Something strange happens when you travel. The plane touches down, or the border crossing fades into the distance, and you realize you’re calibrated to the wrong set of regulations. You’re lined up for a train, say, and when the doors open a bunch of people push you out of the way. Or maybe an old man yells at you for crossing an empty street when the crosswalk-light is red. You probably have your own story of a time when you were abroad and you did something normal, only to suddenly realize it was anything but. Maybe it scared you or maybe it was fun or both. But I know it got you thinking, comparing America to Elsewhere.
When you stay wherever you wind up for long enough—longer than the tourist visa allows—this comparison-making doesn’t stop. If anything, it gets deeper, more intimate. I’ve been in Germany nearly two years now, and in many ways I feel like my American-ness is still running on 2012 software, while the rest has been updated with some kind of alternative code. The way I’ve come to perceive my own country has shifted in ways I never expected.
I often talk about this transnational shift with my expat friends, and I reached out to several of them, in Germany and elsewhere, to gauge their own shifting perceptions of America. The group was pretty politically diverse, as were our reasons for living abroad. What surprised me was just how eager everyone was to talk.
“I used to think that the U.S. was always either the best or worst at everything. It was like American exceptionalism taken to the extreme. No one could possibly have a crazier government than ours.”
By far the issue that came up the most—besides bemoaning the U.S.’s general lack of public transportation—had to do with guns. In short, many people I spoke with, whether on the political right or left, have come to see America’s love affair with guns as insane, pure and simple.
“I grew up and lived in certain places where having a gun was pretty much a … necessity,” says Brandon Murry, a military brat who lived in Washington, D.C., for many years before taking a job at a military base in Germany. “I had many friends murdered [and] having my Kimber 1911 made me feel safer when I lived in the U.S. However, since I stored it in my parents’ attic before moving here to Germany, I can without a doubt now say that I feel safer and more comfortable in a country that simply has tighter gun control laws instead of forcing me to carry.”
I’ve never owned a gun, but I can tell you that the first time a European friend told me he would not visit the United States because he thought it was “too dangerous,” I was dumbfounded. But several others have made similar comments since then. And in fairness, when compared to Germany, the rate of gun violence in the United States is … well, it’s not really comparable. According to the German weekly Die Zeit, there were a total of just 54 firearm deaths in Germany in 2013. In the U.S., a country just four times the size of Germany, there were as many as 11,419, although we don’t really know for sure.
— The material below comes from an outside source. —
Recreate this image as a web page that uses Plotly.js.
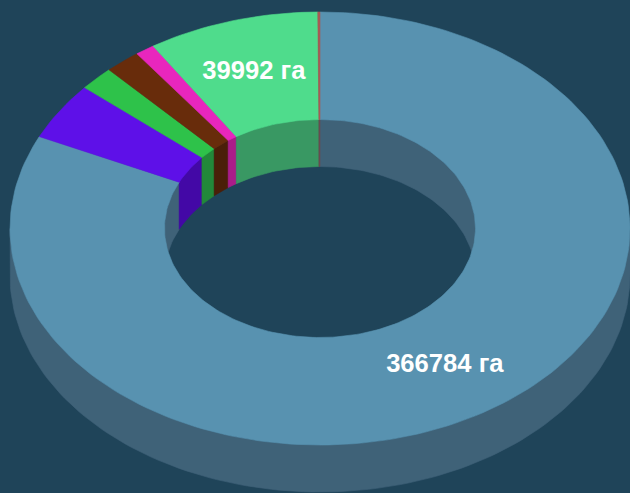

Of course, that doesn’t mean tourists in the U.S. are likely to get killed. The problem, as I see it, is that the only news coming from the U.S. is bad news. This is especially true when it comes to television. And when Europeans aren’t seeing the U.S. media peddling fear, they’re seeing it revel in the absurdity of one of our leading exports: reality TV.
Which brings me to the second through line in my informal survey of expatriates: we spend a lot more time than we ever imagined defending the United States. There are a lot of people out there who think they know America based on, I don’t know, a week-long trip to Miami and a few episodes of Honey Boo Boo. Really, we’re not as bad as we make ourselves out to be. (No offense, Miami.)
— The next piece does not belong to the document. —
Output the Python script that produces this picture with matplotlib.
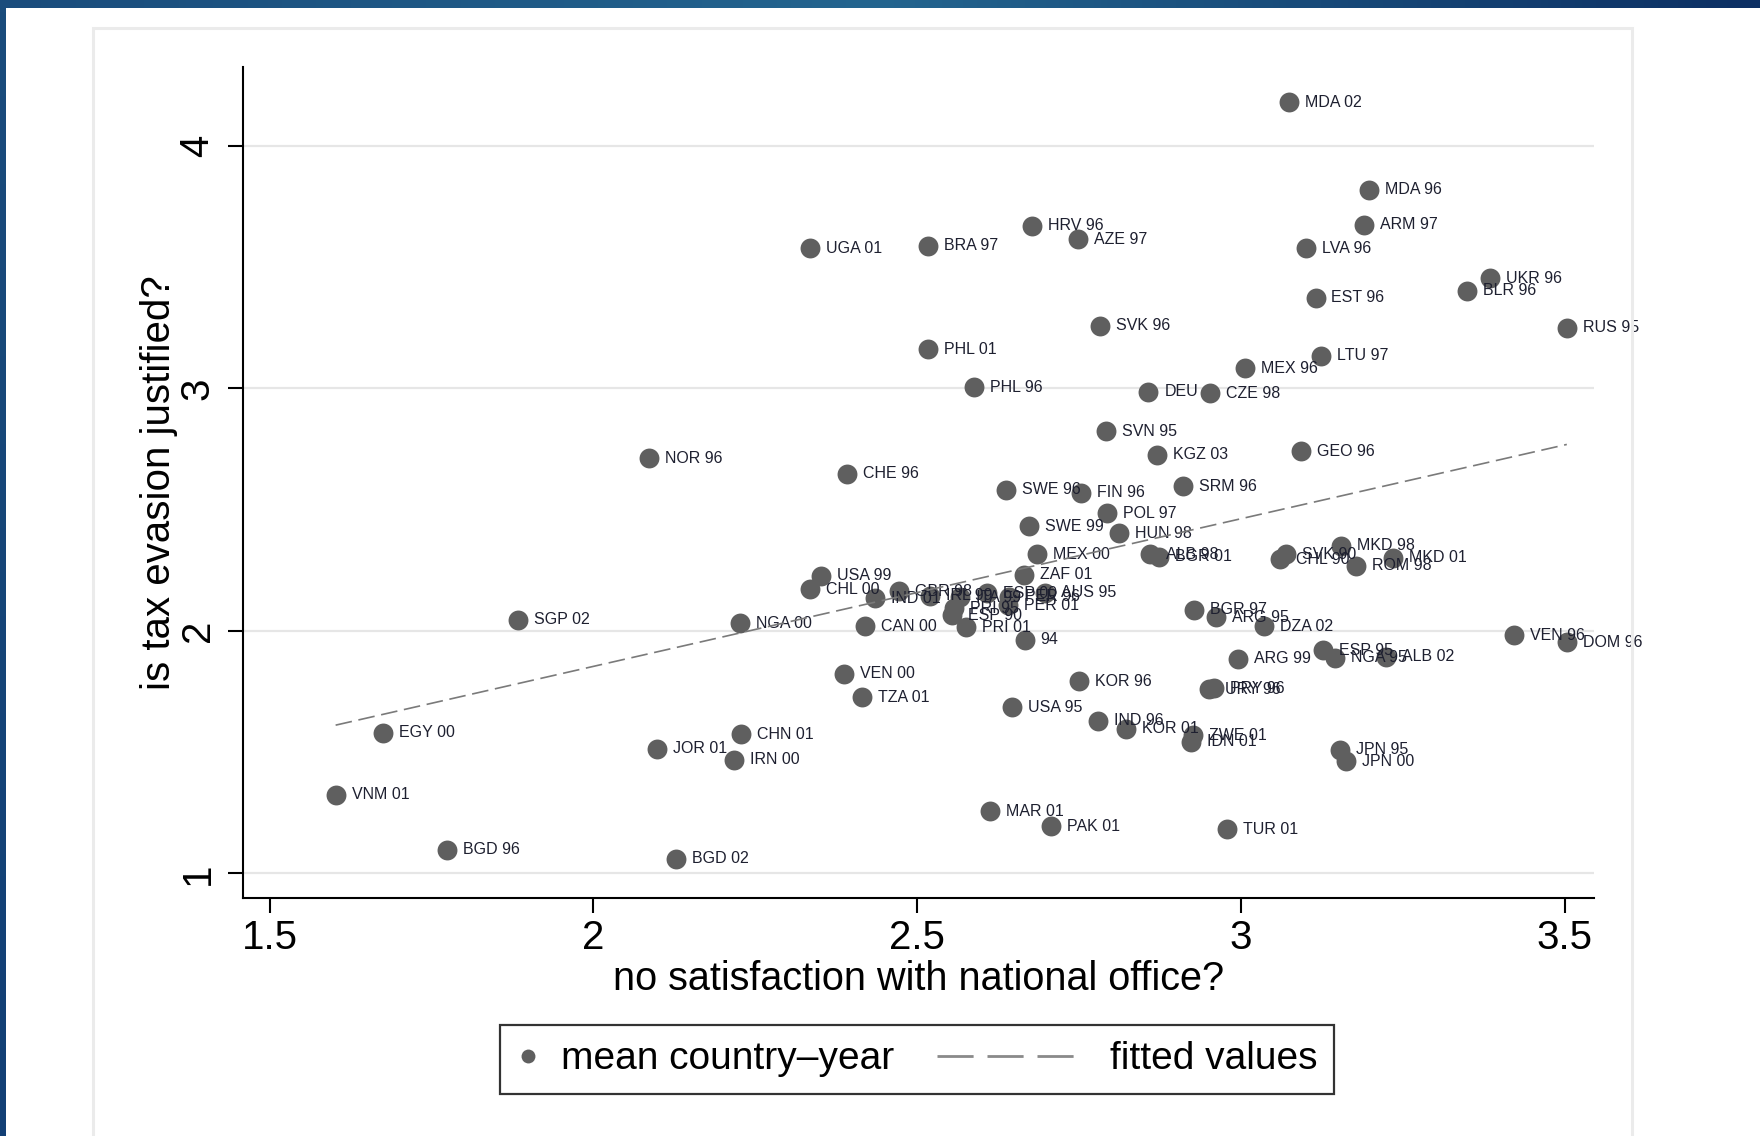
import numpy as np
from matplotlib import pyplot as plt
from matplotlib.axes import Axes
from matplotlib.lines import Line2D
from matplotlib.patches import Rectangle
from matplotlib.colors import LinearSegmentedColormap
from matplotlib.legend_handler import HandlerLine2D

plt.rcParams['font.family'] = ['Liberation Sans', 'DejaVu Sans']

# mean country-year values
labels = [
    'MDA 02', 'MDA 96', 'ARM 97', 'HRV 96', 'AZE 97', 'UGA 01', 'BRA 97', 'LVA 96',
    'UKR 96', 'BLR 96', 'EST 96', 'RUS 95', 'SVK 96', 'LTU 97', 'PHL 01', 'MEX 96',
    'PHL 96', 'DEU', 'CZE 98', 'SVN 95', 'NOR 96', 'KGZ 03', 'GEO 96', 'CHE 96',
    'SWE 96', 'FIN 96', 'SRM 96', 'POL 97', 'SWE 99', 'HUN 98', 'MEX 00', 'ALB 98',
    'BGR 01', 'MKD 98', 'CHL 90', 'SVK 90', 'MKD 01', 'ROM 98', 'USA 99', 'ZAF 01',
    'CHL 00', 'AUS 95', 'IND 01', 'GBR 98', 'IRL 99', 'ITA 99', 'ESP 00', 'PRI 95',
    'ESP 90', 'PRI 01', 'PER 01', 'PER 96', 'NGA 00', 'SGP 02', 'CAN 00', '94',
    'BGR 97', 'ARG 95', 'DZA 02', 'VEN 96', 'DOM 96', 'ARG 99', 'ESP 95', 'NGA 95',
    'ALB 02', 'VEN 00', 'KOR 96', 'TZA 01', 'URY 96', 'PRY 96', 'USA 95', 'IND 96',
    'KOR 01', 'ZWE 01', 'IDN 01', 'CHN 01', 'EGY 00', 'JOR 01', 'JPN 95', 'JPN 00',
    'IRN 00', 'VNM 01', 'MAR 01', 'PAK 01', 'TUR 01', 'BGD 96', 'BGD 02',
]
no_satisfaction = [
    3.074, 3.198, 3.190, 2.677, 2.748, 2.335, 2.517, 3.100,
    3.384, 3.349, 3.115, 3.503, 2.782, 3.124, 2.517, 3.006,
    2.587, 2.857, 2.952, 2.791, 2.086, 2.871, 3.093, 2.391,
    2.637, 2.753, 2.911, 2.793, 2.673, 2.812, 2.685, 2.860,
    2.874, 3.155, 3.060, 3.070, 3.235, 3.178, 2.351, 2.665,
    2.335, 2.698, 2.435, 2.472, 2.520, 2.566, 2.608, 2.557,
    2.554, 2.576, 2.640, 2.642, 2.226, 1.883, 2.420, 2.666,
    2.928, 2.961, 3.036, 3.422, 3.503, 2.996, 3.126, 3.145,
    3.224, 2.387, 2.750, 2.415, 2.951, 2.959, 2.646, 2.779,
    2.822, 2.926, 2.923, 2.228, 1.675, 2.098, 3.153, 3.162,
    2.217, 1.602, 2.613, 2.706, 2.978, 1.774, 2.127,
]
tax_evasion = [
    4.180, 3.820, 3.676, 3.671, 3.616, 3.579, 3.588, 3.579,
    3.454, 3.403, 3.375, 3.250, 3.259, 3.134, 3.162, 3.083,
    3.005, 2.986, 2.981, 2.824, 2.713, 2.727, 2.741, 2.648,
    2.583, 2.569, 2.597, 2.486, 2.431, 2.403, 2.315, 2.315,
    2.306, 2.352, 2.296, 2.315, 2.301, 2.269, 2.227, 2.231,
    2.171, 2.157, 2.135, 2.164, 2.145, 2.139, 2.156, 2.093,
    2.065, 2.014, 2.105, 2.140, 2.032, 2.046, 2.019, 1.963,
    2.088, 2.056, 2.019, 1.981, 1.954, 1.884, 1.921, 1.889,
    1.894, 1.824, 1.792, 1.727, 1.759, 1.764, 1.685, 1.630,
    1.597, 1.569, 1.542, 1.574, 1.579, 1.514, 1.509, 1.463,
    1.468, 1.324, 1.255, 1.194, 1.181, 1.097, 1.060,
]

# fitted values line, ends
fit_x = [1.602, 3.503]
fit_y = [1.611, 2.769]

x_ticks = [1.5, 2, 2.5, 3, 3.5]
x_tick_labels = ['1.5', '2', '2.5', '3', '3.5']
y_ticks = [1, 2, 3, 4]
y_tick_labels = ['1', '2', '3', '4']

W, H = 1760, 1136
fig = plt.figure(figsize=(W / 100, H / 100), dpi=100, facecolor='white')

# page decoration: blue band on top and left, light panel border
grad = np.linspace(0, 1, 256)
band = fig.add_axes([0, 1 - 8 / H, 1, 8 / H])
cmap_top = LinearSegmentedColormap.from_list('top', ['#1a4c7c', '#24658f', '#0c2f63'])
band.imshow(grad[None, :], aspect='auto', cmap=cmap_top)
band.axis('off')
side = fig.add_axes([0, 0, 5 / W, 1 - 8 / H])
cmap_side = LinearSegmentedColormap.from_list('side', ['#1a4c7c', '#123f75'])
side.imshow(grad[:, None], aspect='auto', cmap=cmap_side)
side.axis('off')
fig.patches.append(Rectangle((93 / W, -0.01), (1632 - 93) / W, 1 - 28 / H + 0.01,
                             transform=fig.transFigure, fill=False,
                             edgecolor='#ebebeb', linewidth=2.2))

ax: Axes = fig.add_axes([243 / W, 1 - 898 / H, (1594 - 243) / W, (898 - 67) / H])
ax.set_facecolor('none')

ax.scatter(no_satisfaction, tax_evasion, s=205, color='#5f5f5f', linewidths=0, zorder=3)
for lab, xv, yv in zip(labels, no_satisfaction, tax_evasion):
    ax.annotate(lab, (xv, yv), xytext=(11.5, 0), textcoords='offset points',
                ha='left', va='center', fontsize=11.5, color='#1e2030', zorder=4)

ax.plot(fit_x, fit_y, color='#7a7a7a', linewidth=1.2, dashes=(10, 4), zorder=5)

ax.set_xlim(1.459, 3.545)
ax.set_ylim(0.898, 4.326)
ax.set_xticks(x_ticks, x_tick_labels)
ax.set_yticks(y_ticks, y_tick_labels)
ax.tick_params(axis='both', length=11, width=1.5, color='black', labelsize=29, direction='out')
ax.tick_params(axis='x', pad=4)
ax.tick_params(axis='y', pad=8)
for t in ax.get_yticklabels():
    t.set_rotation(90)
    t.set_va('center')

ax.yaxis.grid(True, color='#e6e6e6', linewidth=1.6)
ax.set_axisbelow(True)
for s in ['top', 'right']:
    ax.spines[s].set_visible(False)
for s in ['left', 'bottom']:
    ax.spines[s].set_linewidth(1.5)

ax.set_xlabel('no satisfaction with national office?', fontsize=28.5, va='center')
ax.xaxis.set_label_coords(0.5, -0.097)
ax.set_ylabel('is tax evasion justified?', fontsize=29, va='center')
ax.yaxis.set_label_coords(-0.062, 0.5)


class LongDash(HandlerLine2D):
    # draw the dashed sample further to the left than the handle box
    def create_artists(self, legend, orig_handle, xdescent, ydescent, width, height, fontsize, trans):
        y = height / 2 - ydescent
        line = Line2D([-xdescent + width - 3.9 * fontsize, -xdescent + width - 0.1 * fontsize], [y, y])
        self.update_prop(line, orig_handle, legend)
        line.set_transform(trans)
        return [line]


dot_handle = Line2D([], [], linestyle='none', marker='o', markersize=10,
                    color='#5f5f5f', markeredgewidth=0)
fit_handle = Line2D([], [], color='#8a8a8a', linewidth=2, dashes=(13, 5))
leg = fig.legend([dot_handle, fit_handle], ['mean country\u2013year', 'fitted values'],
                 loc='upper center', bbox_to_anchor=(917 / W, 1 - 1025 / H),
                 ncol=2, fontsize=28, frameon=True, fancybox=False,
                 edgecolor='black', borderpad=0.42, handlelength=0.6,
                 handletextpad=0.55, columnspacing=4.4, borderaxespad=0,
                 handler_map={fit_handle: LongDash()})
leg.get_frame().set_linewidth(1.6)

fig.savefig('out.png', dpi=100, facecolor='white')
“I used to think that the U.S. was always either the best or worst at everything,” Clarissa Howe, a student in Paris who lived in Germany for many years, told me by email. “It was like American exceptionalism taken to the extreme. No one could possibly have a crazier government than ours. Or worse schools. Or be as backwards on women’s rights.”
“Then I moved to Germany,” Howe says, “where I found that sexual harassment gets taken even less seriously than it does in the U.S., [and] where I was told that I was being overly sensitive because I’m American. (And a woman. And probably hormonal or something.) I also learned that Americans don’t have the market cornered on stupid. Like the time I had to listen a German woman insist that the Pentagon had 8 sides.”
It’s pretty common to go abroad with utopian goggles on, to be excited about the big adventure and to read things like the Zeit article referenced above, the thesis of which is that the 54 gun deaths out of 81.8 million are way too many, and then extrapolate and conclude that America does everything wrong. Or, conversely, to come over here with the mindset that Europe sucks, only to conclude, as my friend Jon Gamaro did, that “Europe overall just seems to have its shit together.”
Obviously, neither narrative is quite that simple—something that most of us realize over time. Perhaps the greatest lesson I’ve learned since moving abroad is that we stereotype ourselves just as often as we’re stereotyped by others. And American news and reality TV reinforce these stereotypes every day. As expats, we struggle against that.
It takes time to start to understand a place, though, and I’m not convinced you can ever really know one, especially places as big and diverse as the U.S. and Europe. So rest easy, dear reader. And remember, you might not know America, but neither does anybody else.